To tell the truth, to work effectively in our busy world you should practice delegation and assign a task to those who are more qualified and can cope with it better and faster than you can. If you’re working on a research project that involves dealing with a lot of information, try to delegate part of it. If you’re working inside a team, your colleagues can help, so you won’t have to process all info yourself.

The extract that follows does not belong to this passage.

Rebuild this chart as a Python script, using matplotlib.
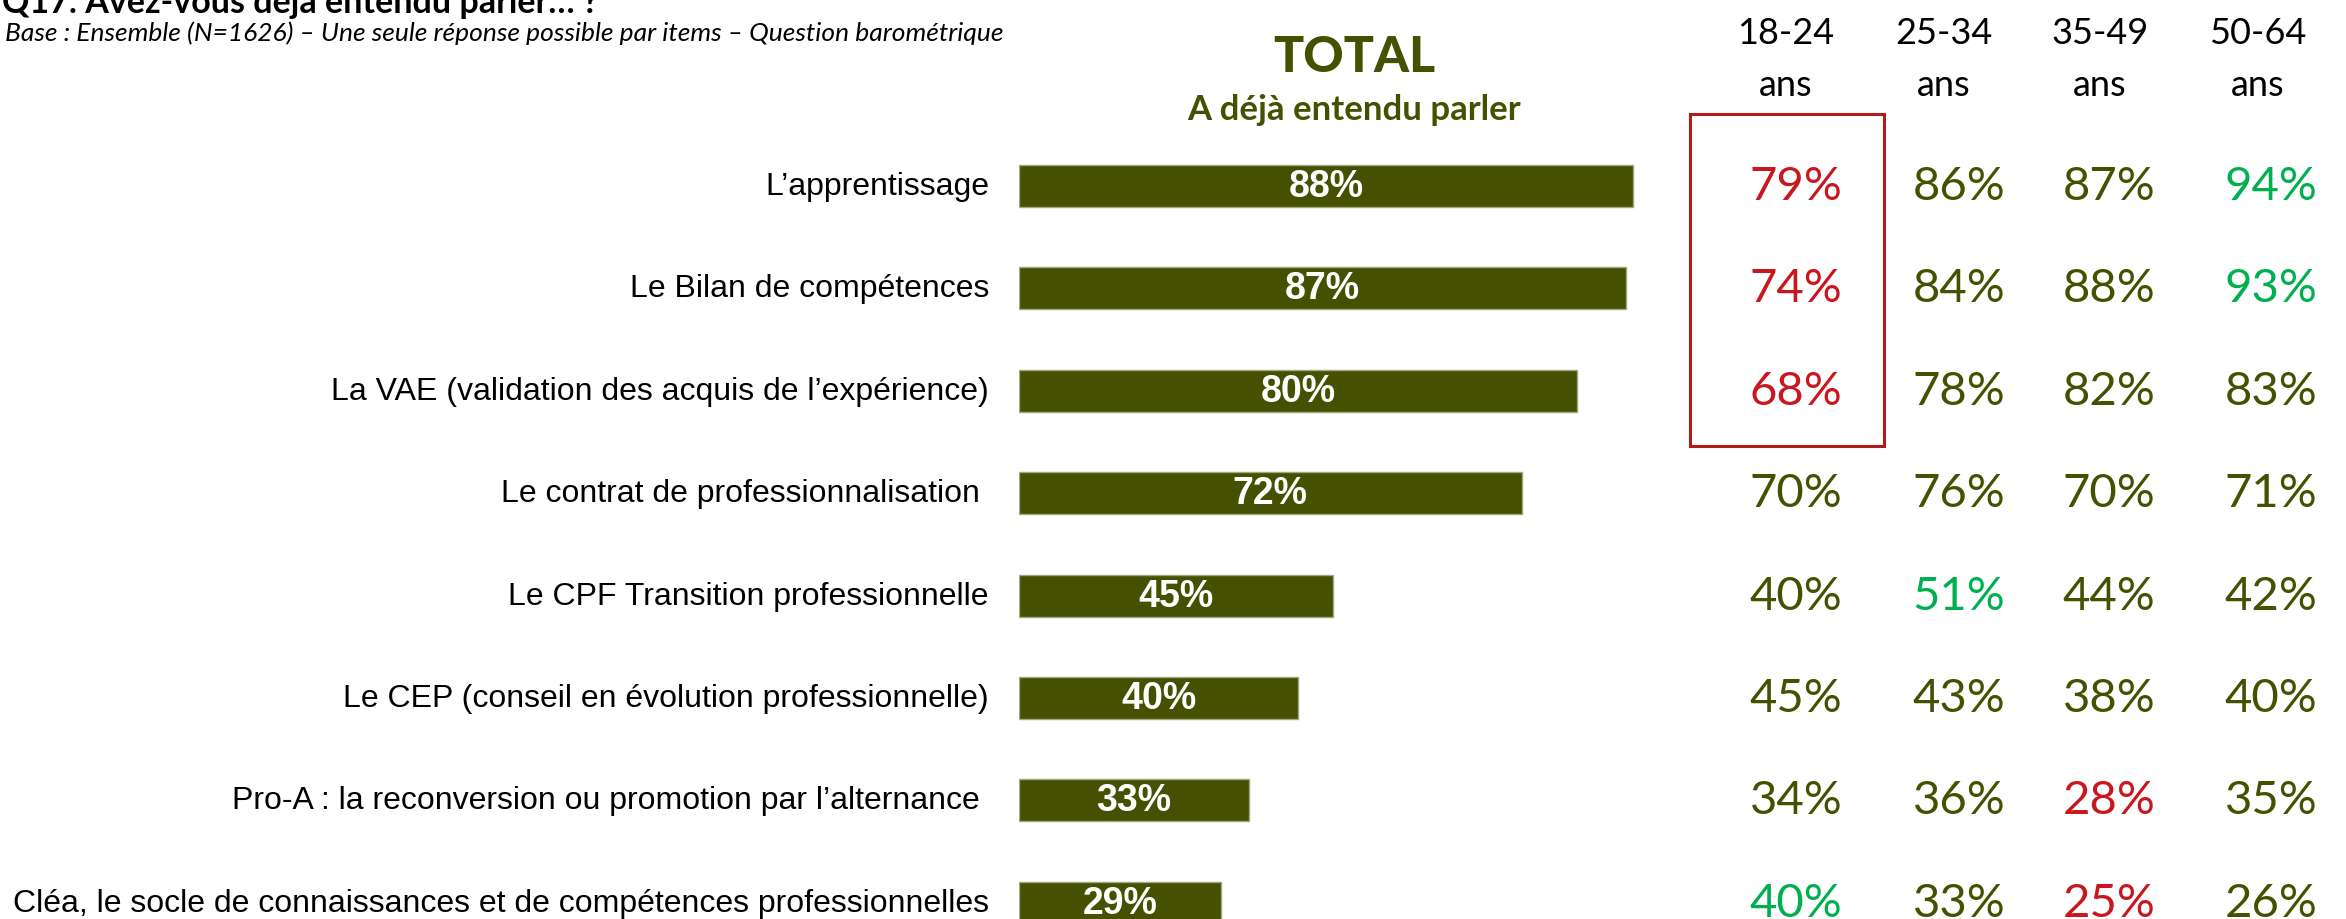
import matplotlib.pyplot as plt
from matplotlib.patches import Rectangle
from matplotlib.transforms import blended_transform_factory

items = [
    "L’apprentissage",
    "Le Bilan de compétences",
    "La VAE (validation des acquis de l’expérience)",
    "Le contrat de professionnalisation ",
    "Le CPF Transition professionnelle",
    "Le CEP (conseil en évolution professionnelle)",
    "Pro-A : la reconversion ou promotion par l’alternance ",
    "Cléa, le socle de connaissances et de compétences professionnelles",
]
total = [88, 87, 80, 72, 45, 40, 33, 29]

age_top = ["18-24", "25-34", "35-49", "50-64"]
age_bottom = ["ans", "ans", "ans", "ans"]
age_18_24 = [79, 74, 68, 70, 40, 45, 34, 40]
age_25_34 = [86, 84, 78, 76, 51, 43, 36, 33]
age_35_49 = [87, 88, 82, 70, 44, 38, 28, 25]
age_50_64 = [94, 93, 83, 71, 42, 40, 35, 26]

# difference vs total: "-" significantly lower, "+" significantly higher
sig_18_24 = ["-", "-", "-", "", "", "", "", "+"]
sig_25_34 = ["", "", "", "", "+", "", "", ""]
sig_35_49 = ["", "", "", "", "", "", "-", "-"]
sig_50_64 = ["+", "+", "", "", "", "", "", ""]

OLIVE = "#455000"
RED = "#C8171E"
GREEN = "#00B050"
SIG_COLORS = {"": OLIVE, "-": RED, "+": GREEN}

W, H = 2346, 920
PX_PER_PCT = 6.98
ROW0, ROW_STEP = 187, 102.4


def px_x(x):
    return x / W


def row_of(py):
    # pixel y (from top) -> row coordinate
    return (py - ROW0) / ROW_STEP


def draw():
    fig = plt.figure(figsize=(W / 100, H / 100), dpi=100)
    left = 1019
    ax = fig.add_axes([px_x(left), 0, 1 - px_x(left), 1])
    ax.set_xlim(0, (W - left) / PX_PER_PCT)
    ax.set_ylim(row_of(H), row_of(0))
    ax.axis("off")

    trans = blended_transform_factory(fig.transFigure, ax.transData)
    rows = range(len(items))

    ax.barh(rows, total, height=0.41, color=OLIVE, edgecolor="#a3a77f", linewidth=1)
    for i, v in enumerate(total):
        ax.text(v / 2, i, f"{v}%", ha="center", va="center", color="white",
                fontsize=27, fontweight="bold", family="Liberation Sans")
        ax.text(px_x(989), i, items[i], ha="right", va="center", color="black",
                fontsize=23, family="Liberation Sans", transform=trans)

    columns = [age_18_24, age_25_34, age_35_49, age_50_64]
    sigs = [sig_18_24, sig_25_34, sig_35_49, sig_50_64]
    value_x = [1796, 1959, 2109, 2271]
    head_x = [1786, 1944, 2100, 2258]
    for col, sig, vx, hx, top, bottom in zip(columns, sigs, value_x, head_x,
                                             age_top, age_bottom):
        ax.text(px_x(hx), row_of(34), top, ha="center", va="center",
                fontsize=26, family="Lato", color="black", transform=trans)
        ax.text(px_x(hx), row_of(85), bottom, ha="center", va="center",
                fontsize=26, family="Lato", color="black", transform=trans)
        for i, v in enumerate(col):
            ax.text(px_x(vx), i, f"{v}%", ha="center", va="center",
                    fontsize=34, family="Lato", color=SIG_COLORS[sig[i]],
                    transform=trans)

    box = Rectangle((px_x(1690), row_of(115)), px_x(1884) - px_x(1690),
                    row_of(447) - row_of(115), transform=trans, fill=False,
                    edgecolor="#B01C1C", linewidth=2.2, clip_on=False)
    ax.add_patch(box)

    ax.text(px_x(1354), row_of(57), "TOTAL", ha="center", va="center",
            fontsize=36, fontweight="black", family="Lato", color=OLIVE,
            transform=trans)
    ax.text(px_x(1354), row_of(110), "A déjà entendu parler", ha="center",
            va="center", fontsize=25, fontweight="bold", family="Lato",
            color=OLIVE, transform=trans)

    fig.text(0.001, 1 - 13 / H, "Q17. Avez-vous déjà entendu parler… ?",
             ha="left", va="baseline", fontsize=24.5, fontweight="bold",
             family="Lato", color="black")
    fig.text(0.002, 1 - 33 / H,
             "Base : Ensemble (N=1626) – Une seule réponse possible par items"
             " – Question barométrique",
             ha="left", va="center", fontsize=19, fontstyle="italic",
             family="Lato", color="black")

    plt.savefig("out.png", dpi=100)


def main() -> None:
    draw()


if __name__ == "__main__":
    main()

- Don’t Take Everything into Consideration
When you don’t mind spending time and nerves to get as much info as possible before making a decision, then you should learn how to ignore some of the information you’re getting. This doesn’t mean you should ignore important information, such as emails from your boss, for example. However, you should learn how to ignore information that doesn’t seem reliable or relevant. If you can’t find a source that supports it, then don’t take it for a fact.
- Do Some Skimming
“When digital marketers produce content, they are usually using few facts. The rest of the content? Fillers. If you learn how to quickly skim through the content, you’ll pay attention to the facts and the fillers won’t overwhelm you,” advises Leona Richards, a content expert for Superior Papers.
So skim! Important information will certainly get your attention. It will be bolded, bulleted, or highlighted in another way. If you those details make the entire article seem important, you’ll read it.
- Make Priorities
You don’t have to read everything that comes your way. You don’t have to check your email every 15 minutes, unless you’re expecting an extremely important message. Just make your priorities and focus on what really makes sense now.
We’re getting overwhelmed by information on a daily basis. Not all these details are relevant. They are practically making our lives more difficult instead of more productive. That’s why it’s important to know how to handle information overload in order not to be bogged down!